A former student who lived in my neighborhood was having a yard sale before moving to South Korea. I passed his house on foot, waved, and shouted, “Selling out, are you?”
He laughed and hollered back: “Bailing out is more like it.”
The two expressions, while grammatically similar, have different senses: selling out is an abandonment. It implies moral failing. One sells out to the bad guys. Bailing out, on the other hand, suggests coming to another’s rescue or rescuing oneself. He bailed out of the plane as it was about to crash.
But in both senses “out” is the direction of flight. What then are we to make of “cashing it in”? I cash in my chips when I quit the game. And to “throw in the towel” is to concede defeat and get out of the fight. I throw in the towel when I’m “all in” – which is to say, completely exhausted.
Cashing in my chips is quite the opposite of investing in the market, or buying into an idea, or jumping into the fray. In fact, jumping in is another way of saying checking out my options, which is to say plugging in to current opportunities.
And that’s not the same as burning out, though if I am successful I may score a knock out, which is not the same as calling a time out.
As prepositions, in and out are always opposed, but it is not always clear whether it's better to be in the frying pan or out in the fire. The desirability of either side depends on the idiom. Inside is not always better than outside, and vice versa.
What matters in each case is the implied movement across, from one side to the other. I am getting out or cashing in, checking out or jumping in. It doesn’t really matter whether I’m inside or outside (it doesn’t matter, that is, outside the idiom) so long as I get across the boundary between.
In these cases, at least, it’s the crossing that matters more than the direction.
Of course, if I’m trying to get out of a bad situation, direction matters. The direction matters within the framework of the idiom, to the real or imagined situation. But these expressions all seem to choose equivocally between in and out as the desirable end point.
What matters is the movement, the transition, the crossing over.
This is significant to matters of both place and identity.
Inside and outside are places. But as places they serve as metaphors for identity: I get into my role as a teacher, or get out of my role as a task master. Collective identities as well: there are in groups and out groups. People on the inside try to keep out the people on the outside. They may try to kick out some on the inside.

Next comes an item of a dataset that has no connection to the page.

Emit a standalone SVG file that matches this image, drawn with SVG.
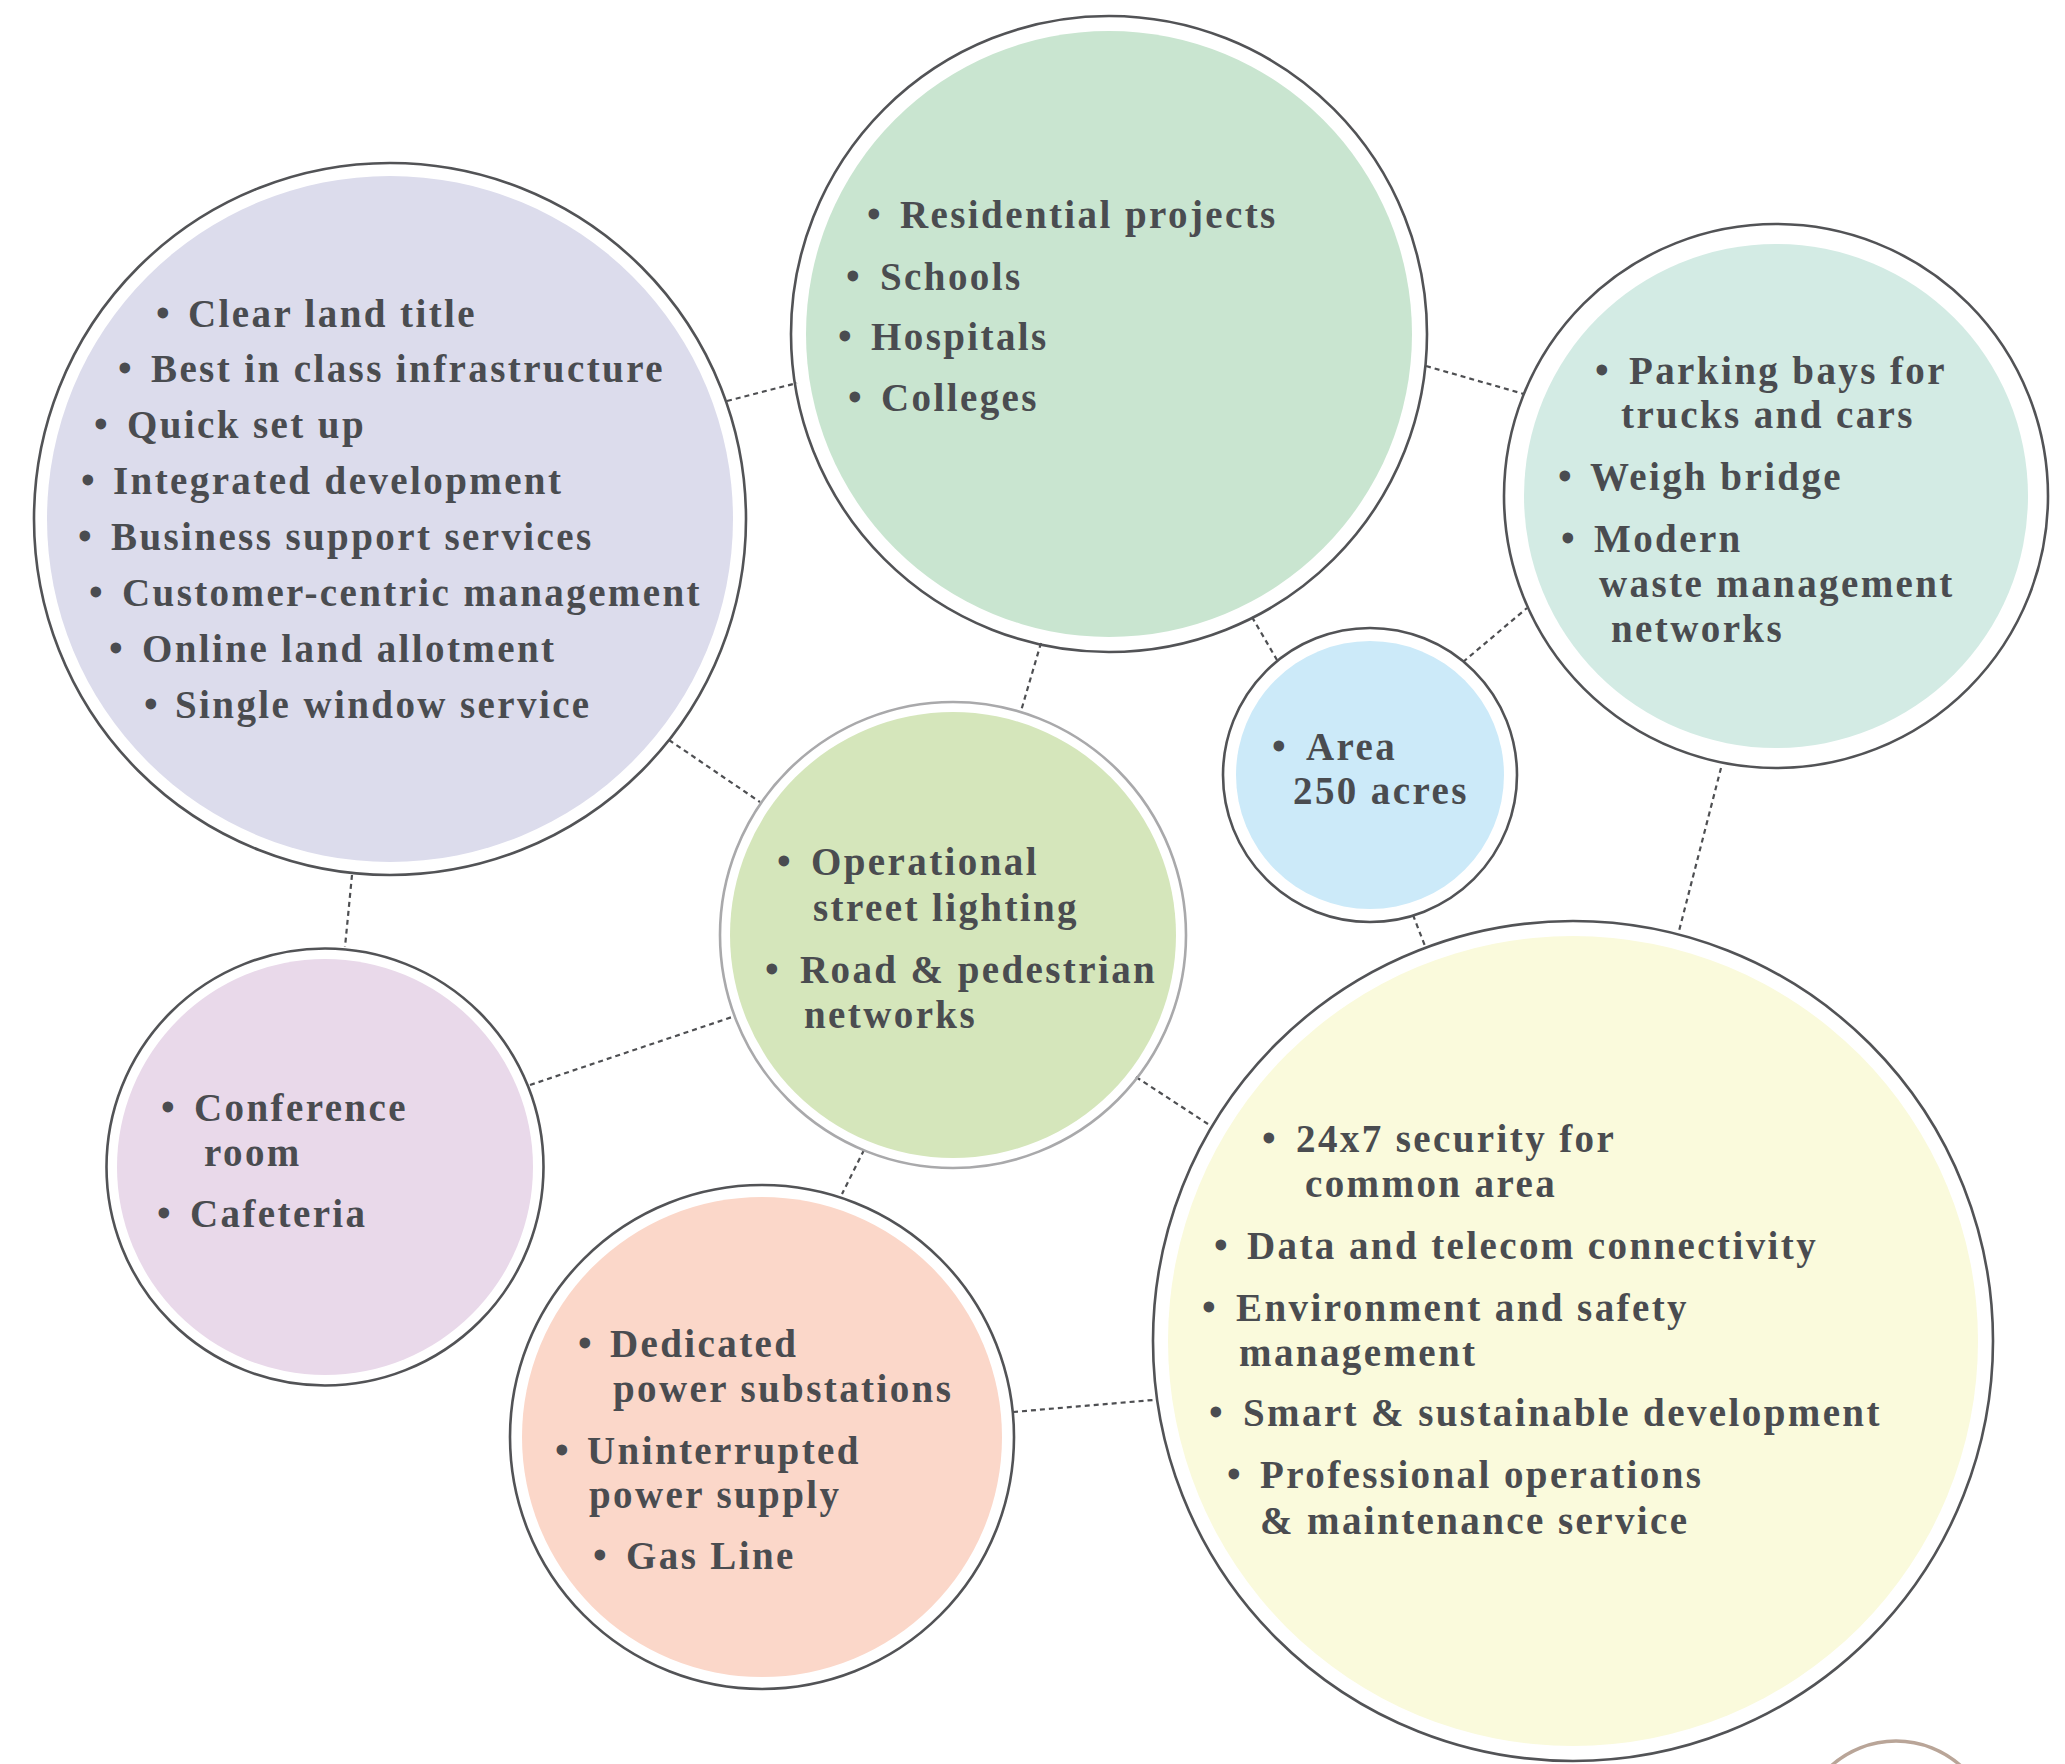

But the in group can just as well be an out group. In and out matter less than being or moving toward one side relative to another.
What matters is relativity: compared to those on one side of an imaginary wall I am on the same or a different side. With respect to sides it always depends.
Identities, like places, are, if not interchangeable, at least nonessential. That is, one side (or type) isn’t inherently good or bad. Being able to cross – simply the ability to do so - is the important value, the desirable feature.
I’ve thought about this in terms of the way whites think about and behave around other races, which historically is to demonize people of color as outsiders, aliens, and others. Yet the other is also desired – haven’t whites sought out, imitated (imagined), and appealed to others as creative sources of alternative identity?
After all, the “cool” or “hip” or “in” group is often the out group. The transgressive act is creative, interesting, edgy.
So much is this the case that so-called “dweebs” or “nerds,” who seem (in a white-bread sort of way) quintessentially outsiders, can be, relative to insiders among out groups, new sorts of insider, simply for standing outside. That sentence was meant to be dizzying.
I don’t want to imply, particularly with respect to race, that social location, doesn’t matter. Of course it does, especially when some locations more than others dominate the resources and affairs of others.
Rather where I am going with all this is to the notion that there is nothing essentially good or bad about particular locations. What really matters is being able to cross over and participate in the other side.
Liberation is not achieved on one’s arrival but in the act of transition, crossing over, and for many the transition itself occurs in the will to transgress, to challenge the status quo.